One of the great debates in naval history is how the Japanese were able to pull off the attack at Pearl Harbor. Surprise attacks from the air had been launched before, but part of what shocked the American military was the scale of the assault. Not only was the fleet in the harbor attacked, but every major airfield on Oahu, and all these assaults were coordinated and carried out in force.

Well, this article argues that The picture that emerges [of Japanese carrier aviation] is of an enemy carrier force whose capabilities in late 1941 were mutating almost overnight.. For example:

A) The six Japanese aircraft carriers were first grouped together in one unit in April, 1941!

B) Two of the Japanese carriers did not have the range to get to Pearl and back, and, as late as October, 1941 the Japanese could not conduct refueling at sea.

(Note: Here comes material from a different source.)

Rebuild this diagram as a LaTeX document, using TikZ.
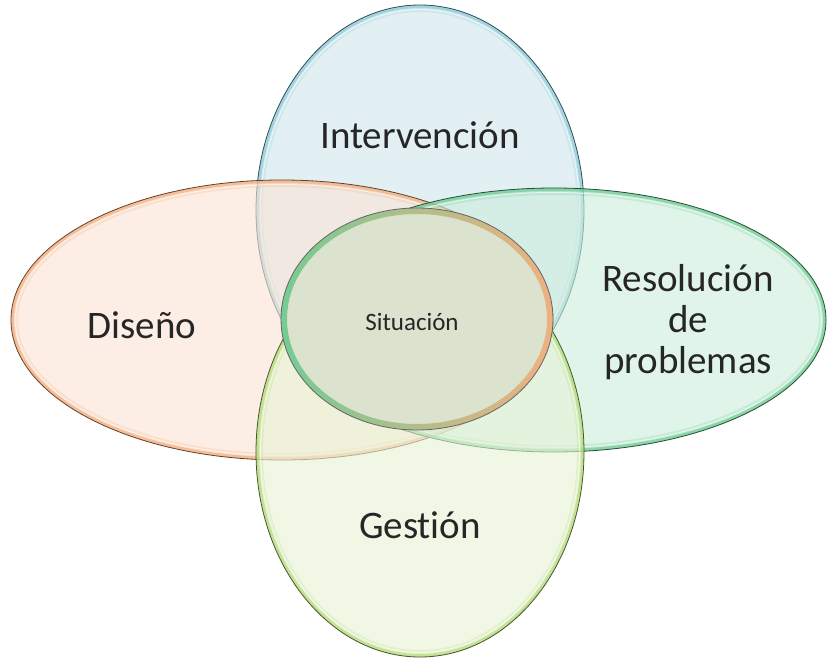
\documentclass[tikz,border=0pt]{standalone}
\usepackage{fontspec}
\setmainfont{Carlito}[Ligatures=NoCommon]
\definecolor{txt}{HTML}{262626}
\definecolor{bluef}{HTML}{D0E7EE}
\definecolor{bluer}{HTML}{7FC4D4}
\definecolor{orangef}{HTML}{FAE4D5}
\definecolor{oranger}{HTML}{F4A46E}
\definecolor{greenf}{HTML}{CCEDDC}
\definecolor{greenr}{HTML}{5CC585}
\definecolor{gestf}{HTML}{E8F3D5}
\definecolor{gestr}{HTML}{ACD86A}
\definecolor{centf}{HTML}{DBE3CF}
\newcommand\mybubble[6]{%
  \fill[#5, fill opacity=0.6] (#1,#2) ellipse [x radius=#3, y radius=#4];
  \begin{scope}
    \clip (#1,#2) ellipse [x radius=#3, y radius=#4];
    \draw[#6, line width=14pt, opacity=0.2] (#1,#2) ellipse [x radius=#3, y radius=#4];
    \draw[#6, line width=6pt, opacity=0.55] (#1,#2) ellipse [x radius=#3, y radius=#4];
    \draw[white, line width=1pt, opacity=0.6] (#1,#2) ellipse [x radius=#3-4.5, y radius=#4-4.5];
  \end{scope}
  \draw[#6!40!black, line width=0.8pt] (#1,#2) ellipse [x radius=#3, y radius=#4];
}
\begin{document}
\begin{tikzpicture}[x=1pt,y=-1pt,
  lbl/.style={font=\fontsize{39}{41}\selectfont, text=txt, align=center, inner sep=0pt},
  small/.style={font=\fontsize{25}{30}\selectfont, text=txt, inner sep=0pt}]
\useasboundingbox (0,0) rectangle (827,658);
\fill[white] (0,0) rectangle (827,658);
% Intervención (blue)
\mybubble{420}{210}{164}{205}{bluef}{bluer}
% Diseño (orange)
\mybubble{282}{320}{271}{140}{orangef}{oranger}
% Resolución (green)
\mybubble{554}{320}{272}{132}{greenf}{greenr}
% Gestión (light green)
\mybubble{420}{452}{164}{205}{gestf}{gestr}
% centre
\fill[centf] (417,319) ellipse [x radius=136, y radius=111];
\shade[left color=greenr, right color=oranger, even odd rule, opacity=0.8]
  (417,319) ellipse [x radius=136, y radius=111]
  (417,319) ellipse [x radius=130, y radius=105];
\draw[black!60, line width=0.8pt] (417,319) ellipse [x radius=136, y radius=111];
% labels
\node[lbl] (int) at (420,135) {Intervención};
\node[lbl] (dis) at (142,325) {Diseño};
\node[lbl] (ges) at (420,525) {Gestión};
\node[lbl] (res) at (688,322) {Resolución\\de\\problemas};
\node[small] (sit) at (412,322) {Situación};
\end{tikzpicture}
\end{document}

One of the earlier plans for the Pearl attack involved scuttling the two carriers that couldn't make it back after the attack.

C) The idea of unified command of the air wing in the air had to be forced on the Japanese carrier COs in October. This was something that the USN wouldn't do for another two years. In fact, at Midway, the carrier air wings were supposed to fight as individual units, not as a combined whole.

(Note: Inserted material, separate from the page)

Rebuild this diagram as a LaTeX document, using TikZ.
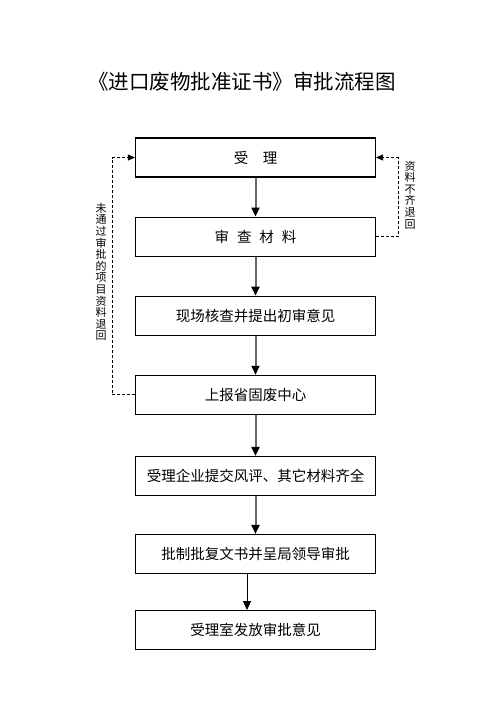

In order to understand the intentions of the enemy (any enemy) one must understand what they are capable of doing, and what they think they are capable of doing. Japanese capabilities were changing so rapidly that I suspect many Japanese officers were surprised at what the carriers were capable of.

[identity profile] jordan179.livejournal.com 2011-12-13 02:46 am (UTC)(link)
(4) The Japanese modified their air-dropped torpedoes specifically for the Pearl Harbor attack -- previously, they would have bottomed out and probably exploded against the bottom had they been dropped at altitude. The US Navy had no way of knowing this, and hence no way of taking this into their estimation of the likely affectiveness of a Japanese air attack against a fleet moored in a shallow harbor.

[identity profile] bdunbar.livejournal.com 2011-12-13 03:09 am (UTC)(link)
many Japanese officers were surprised at what the carriers were capable of.

Must have been a heady feeling, being in the Japanese Navy after Pearl Harbor. They just kept winning and winning and nobody could put up much of a fight.

Kind of like being a Packers fan, this season.

[identity profile] chris-gerrib.livejournal.com 2011-12-13 03:13 am (UTC)(link)
I'm sure it was, while it lasted. Read Neptune's Inferno about the naval battles of Guadalcanal. That's about when shit stopped getting fun for everybody.

[identity profile] bdunbar.livejournal.com 2011-12-13 05:32 am (UTC)(link)
In fact, at Midway, the carrier air wings were supposed to fight as individual units, not as a combined whole.

That's one I don't get. It seems obvious, now, that if you coordinate the entire package you get more punch than each carrier's wing going at it by themselves.

I guess that before Midway doing it ad-hoc was a good theory but it seems daffy to this armchair admiral.

[identity profile] chris-gerrib.livejournal.com 2011-12-13 02:40 pm (UTC)(link)
The USN had never done multi-carrier ops. Actually, the Japanese hadn't either until Pearl Harbor. Figuring out how to best do multi-carrier ops takes time and practice - something the Americans were fresh out of after Pearl.